# automator et écran de veille - problème



## nika (22 Mars 2009)

bonjour,

je me casse la tête depuis quelques jours sur un petit programme que j'aimerai faire sur automator.

j'ai déja quelques pistes mais rien ne parle concretement de ce que je cherche, je m'explique. J'ai un rayon avec une 15ène de Mac à gérer, que mes clients peuvent toucher à souhait.

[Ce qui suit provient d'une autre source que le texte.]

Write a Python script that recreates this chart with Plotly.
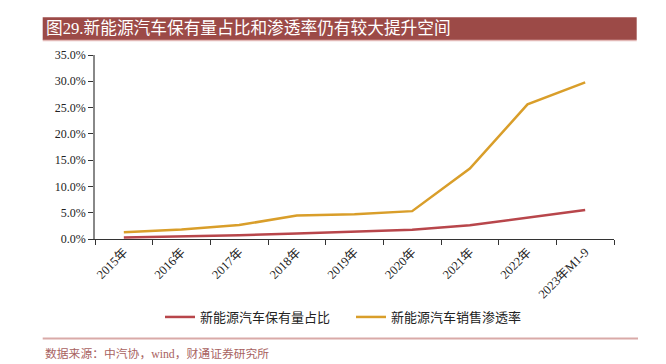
import plotly.graph_objects as go

categories = ["2015年", "2016年", "2017年", "2018年", "2019年", "2020年", "2021年", "2022年", "2023年M1-9"]
ownership_share = [0.3, 0.5, 0.7, 1.05, 1.4, 1.75, 2.6, 4.05, 5.5]
sales_penetration = [1.3, 1.8, 2.65, 4.45, 4.7, 5.3, 13.4, 25.6, 29.8]
series_names = ["新能源汽车保有量占比", "新能源汽车销售渗透率"]
title_text = "图29.新能源汽车保有量占比和渗透率仍有较大提升空间"
source_text = "数据来源：中汽协，wind，财通证券研究所"

FONT = "Liberation Serif, Noto Sans CJK SC, serif"
OFF = 8  # page body margin
W, H = 666 - OFF, 364 - OFF
L, R, T, B = 95 - OFF, 614 - OFF, 55 - OFF, 239 - OFF
pw, ph = R - L, B - T

def px(x):
    return (x - OFF - L) / pw

def py(y):
    return (B - (y - OFF)) / ph

fig = go.Figure()
fig.add_trace(go.Scatter(x=categories, y=ownership_share, mode="lines", name=series_names[0],
                         line=dict(color="#B8464B", width=2.5)))
fig.add_trace(go.Scatter(x=categories, y=sales_penetration, mode="lines", name=series_names[1],
                         line=dict(color="#D99E2A", width=2.5)))

fig.update_layout(
    width=W, height=H,
    margin=dict(l=L, r=W - R, t=T, b=H - B),
    paper_bgcolor="white", plot_bgcolor="white",
    font=dict(family=FONT, size=12, color="#222"),
    showlegend=True,
    legend=dict(orientation="h", x=px(160), xanchor="left", y=py(317), yanchor="middle",
                font=dict(size=13, family="Noto Sans CJK SC", color="#222"),
                itemwidth=30, entrywidth=146, tracegroupgap=0),
    xaxis=dict(type="category", showgrid=False, showline=True, linecolor="#333", linewidth=1,
               ticks="outside", tickson="boundaries", ticklen=5, tickcolor="#333",
               tickangle=-45, tickfont=dict(size=12.5, family=FONT), range=[-0.5, 8.5]),
    yaxis=dict(range=[0, 35], dtick=5, tickformat=".1f", ticksuffix="%", showgrid=False,
               showline=True, linecolor="#888", linewidth=1.5, ticks="outside", ticklen=5,
               tickcolor="#333", tickfont=dict(size=12, family=FONT), zeroline=False),
)

shapes = [
    dict(type="rect", xref="paper", yref="paper", x0=px(42.7), x1=px(636.7), y0=py(40), y1=py(17.3),
         fillcolor="#9C4A47", line=dict(width=0), layer="above"),
    dict(type="line", xref="paper", yref="paper", x0=px(42.7), x1=px(636.7), y0=py(40.5), y1=py(40.5),
         line=dict(color="#E2B8B6", width=1.5)),
    dict(type="line", xref="paper", yref="paper", x0=px(42.7), x1=px(638), y0=py(338.5), y1=py(338.5),
         line=dict(color="#D9AAA8", width=2)),
]
fig.update_layout(shapes=shapes)

fig.add_annotation(text=title_text, xref="paper", yref="paper", x=px(44), y=py(28.5),
                   xanchor="left", yanchor="middle", showarrow=False,
                   font=dict(family="Liberation Serif, Noto Sans CJK SC", size=16.7, color="white"))
fig.add_annotation(text=source_text, xref="paper", yref="paper", x=px(43), y=py(353.5),
                   xanchor="left", yanchor="middle", showarrow=False,
                   font=dict(family="Liberation Serif, Noto Sans CJK SC", size=11.8, color="#A8625F"))

fig.write_html("out.html")
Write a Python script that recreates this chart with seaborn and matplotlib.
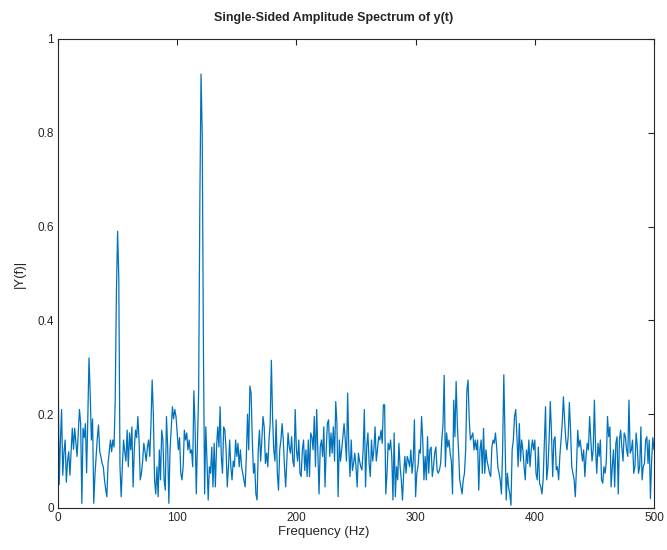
import numpy as np
import pandas as pd
import matplotlib
matplotlib.use("Agg")
import matplotlib.pyplot as plt
import seaborn as sns

# Amplitude values, one value per 1 Hz
amp_000_099 = [
    0.33, 0.05, 0.14, 0.21, 0.07, 0.12, 0.145, 0.055, 0.10, 0.12,
    0.07, 0.12, 0.17, 0.125, 0.17, 0.14, 0.11, 0.16, 0.21, 0.18,
    0.01, 0.17, 0.15, 0.18, 0.075, 0.19, 0.32, 0.245, 0.145, 0.19,
    0.01, 0.07, 0.11, 0.15, 0.177, 0.12, 0.11, 0.095, 0.088, 0.06,
    0.04, 0.024, 0.095, 0.12, 0.145, 0.12, 0.145, 0.13, 0.23, 0.46,
    0.59, 0.49, 0.088, 0.024, 0.09, 0.145, 0.12, 0.10, 0.166, 0.088,
    0.16, 0.124, 0.173, 0.045, 0.124, 0.166, 0.15, 0.195, 0.145, 0.06,
    0.074, 0.10, 0.138, 0.12, 0.10, 0.13, 0.145, 0.11, 0.18, 0.273,
    0.2, 0.06, 0.03, 0.088, 0.024, 0.124, 0.06, 0.166, 0.145, 0.06,
    0.038, 0.195, 0.13, 0.01, 0.124, 0.17, 0.216, 0.19, 0.21, 0.195,
]
amp_100_199 = [
    0.16, 0.124, 0.15, 0.074, 0.06, 0.088, 0.166, 0.145, 0.16, 0.124,
    0.145, 0.117, 0.124, 0.088, 0.25, 0.173, 0.03, 0.145, 0.25, 0.653,
    0.925, 0.795, 0.34, 0.03, 0.173, 0.10, 0.017, 0.088, 0.074, 0.13,
    0.045, 0.138, 0.045, 0.13, 0.173, 0.13, 0.216, 0.11, 0.074, 0.173,
    0.166, 0.124, 0.045, 0.088, 0.145, 0.088, 0.06, 0.10, 0.088, 0.145,
    0.11, 0.138, 0.088, 0.124, 0.088, 0.074, 0.06, 0.045, 0.11, 0.2,
    0.124, 0.26, 0.245, 0.145, 0.074, 0.095, 0.03, 0.017, 0.124, 0.166,
    0.10, 0.145, 0.195, 0.173, 0.095, 0.117, 0.088, 0.145, 0.18, 0.315,
    0.195, 0.124, 0.10, 0.188, 0.074, 0.038, 0.124, 0.145, 0.18, 0.145,
    0.088, 0.045, 0.10, 0.16, 0.13, 0.117, 0.152, 0.10, 0.088, 0.21,
]
amp_200_299 = [
    0.124, 0.10, 0.145, 0.074, 0.067, 0.124, 0.145, 0.08, 0.124, 0.067,
    0.145, 0.067, 0.16, 0.152, 0.124, 0.195, 0.088, 0.21, 0.124, 0.03,
    0.13, 0.145, 0.11, 0.173, 0.045, 0.124, 0.18, 0.188, 0.11, 0.16,
    0.117, 0.173, 0.10, 0.227, 0.18, 0.024, 0.145, 0.10, 0.124, 0.152,
    0.18, 0.145, 0.10, 0.245, 0.124, 0.067, 0.145, 0.08, 0.095, 0.117,
    0.088, 0.045, 0.117, 0.10, 0.088, 0.081, 0.124, 0.21, 0.045, 0.131,
    0.16, 0.095, 0.067, 0.145, 0.10, 0.124, 0.173, 0.10, 0.124, 0.152,
    0.145, 0.166, 0.138, 0.22, 0.22, 0.03, 0.074, 0.138, 0.124, 0.145,
    0.11, 0.017, 0.16, 0.024, 0.088, 0.06, 0.138, 0.088, 0.06, 0.017,
    0.074, 0.11, 0.074, 0.11, 0.10, 0.088, 0.124, 0.074, 0.10, 0.188,
]
amp_300_399 = [
    0.024, 0.074, 0.088, 0.124, 0.117, 0.195, 0.145, 0.06, 0.11, 0.06,
    0.152, 0.074, 0.124, 0.13, 0.067, 0.088, 0.117, 0.13, 0.081, 0.074,
    0.081, 0.095, 0.145, 0.18, 0.283, 0.088, 0.16, 0.13, 0.145, 0.117,
    0.10, 0.03, 0.23, 0.152, 0.27, 0.18, 0.124, 0.06, 0.045, 0.03,
    0.06, 0.074, 0.124, 0.25, 0.273, 0.188, 0.145, 0.152, 0.16, 0.124,
    0.145, 0.124, 0.145, 0.038, 0.124, 0.145, 0.074, 0.17, 0.074, 0.124,
    0.10, 0.088, 0.074, 0.067, 0.13, 0.145, 0.138, 0.16, 0.13, 0.088,
    0.074, 0.06, 0.03, 0.124, 0.284, 0.145, 0.017, 0.074, 0.045, 0.03,
    0.006, 0.124, 0.145, 0.195, 0.21, 0.152, 0.088, 0.18, 0.10, 0.145,
    0.124, 0.088, 0.06, 0.124, 0.095, 0.145, 0.088, 0.124, 0.145, 0.124,
]
amp_400_500 = [
    0.145, 0.074, 0.06, 0.13, 0.053, 0.045, 0.03, 0.06, 0.138, 0.216,
    0.06, 0.088, 0.145, 0.227, 0.16, 0.067, 0.145, 0.152, 0.081, 0.088,
    0.06, 0.11, 0.145, 0.18, 0.237, 0.188, 0.145, 0.124, 0.152, 0.225,
    0.166, 0.088, 0.074, 0.06, 0.024, 0.088, 0.166, 0.13, 0.145, 0.124,
    0.10, 0.124, 0.067, 0.11, 0.138, 0.124, 0.195, 0.145, 0.10, 0.124,
    0.23, 0.124, 0.074, 0.138, 0.11, 0.145, 0.06, 0.053, 0.088, 0.074,
    0.10, 0.195, 0.152, 0.173, 0.045, 0.088, 0.124, 0.045, 0.138, 0.152,
    0.03, 0.145, 0.166, 0.13, 0.10, 0.16, 0.152, 0.124, 0.11, 0.23,
    0.117, 0.124, 0.145, 0.074, 0.088, 0.16, 0.13, 0.074, 0.088, 0.173,
    0.06, 0.088, 0.095, 0.145, 0.152, 0.095, 0.145, 0.02, 0.10, 0.15,
    0.124,
]

amplitude = amp_000_099 + amp_100_199 + amp_200_299 + amp_300_399 + amp_400_500
frequency = np.arange(len(amplitude))  # 1 Hz spacing, 0..500 Hz

x_ticks = [0, 100, 200, 300, 400, 500]
y_ticks = [0, 0.2, 0.4, 0.6, 0.8, 1.0]
y_tick_labels = ["0", "0.2", "0.4", "0.6", "0.8", "1"]

title_text = "Single-Sided Amplitude Spectrum of y(t)"
x_label = "Frequency (Hz)"
y_label = "|Y(f)|"

df = pd.DataFrame({"f": frequency, "P1": amplitude})

sns.set_style("white")
plt.rcParams["font.family"] = ["Liberation Sans", "DejaVu Sans"]

fig = plt.figure(figsize=(6.67, 5.5), dpi=100)
ax = fig.add_axes([58 / 667, 42 / 550, 596 / 667, 469 / 550])

sns.lineplot(data=df, x="f", y="P1", ax=ax, estimator=None,
             color="#0072BD", linewidth=0.9)

ax.set_xlim(0, 500)
ax.set_ylim(0, 1)
ax.set_xticks(x_ticks)
ax.set_xticklabels([str(t) for t in x_ticks])
ax.set_yticks(y_ticks)
ax.set_yticklabels(y_tick_labels)

ax.tick_params(direction="in", top=True, right=True, length=4,
               width=0.8, labelsize=8.5, colors="#262626", pad=3)
for s in ax.spines.values():
    s.set_visible(True)
    s.set_color("#262626")
    s.set_linewidth(0.8)

ax.set_title(title_text, fontsize=9, fontweight="bold", pad=13,
             x=(333.5 - 58) / 596)
ax.set_xlabel(x_label, fontsize=9.5, labelpad=1)
ax.xaxis.label.set_x((324 - 58) / 596)
ax.set_ylabel(y_label, fontsize=9.5, labelpad=8)

fig.savefig("out.png", dpi=100)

Chaque matin, je refais les mêmes manip' pour régler mes écran de veille. j'aimerai automatiser la tache avec Automator, et creer un petit programme qui:

- va dans les préférences systemes
- entre dans l'écran de veille
- choisi "faisceau"
- le regle à 3 min

j'ai essayé avec l'enregistrement des gestes de la souris, ca marche mais quand j'essaye mon programme sur un autre mac, ca ne marche plus !

une idée ? merci d'avance


----------



## nika (24 Mars 2009)

après quelques heures de recherche, j'ai laissé tomber automator pour me concentrer vers les apple script qui me paraissent être plus aptes à faire ca, et j'ai trouvé ceci:

defaults write ByHost/com.apple.screensaver.$(ifconfig en0 | grep ether | cut -f2 -d' ' | sed s/://g) idleTime 180

/System/Library/Frameworks/ScreenSaver.framework/Resources/ScreenSaverEngine.app/Contents/MacOS/ScreenSaverEngine

la première ligne règle le timing de l'écran de veille à 180 secondes
la deuxième lance le screensaver que l'utilisateur à choisit, or moi j'aimerai lui faire lancer le screen que moi je lui demande (en l'occurence flurry.saver)

n'hésitez pas si vous avez des pistes merci


----------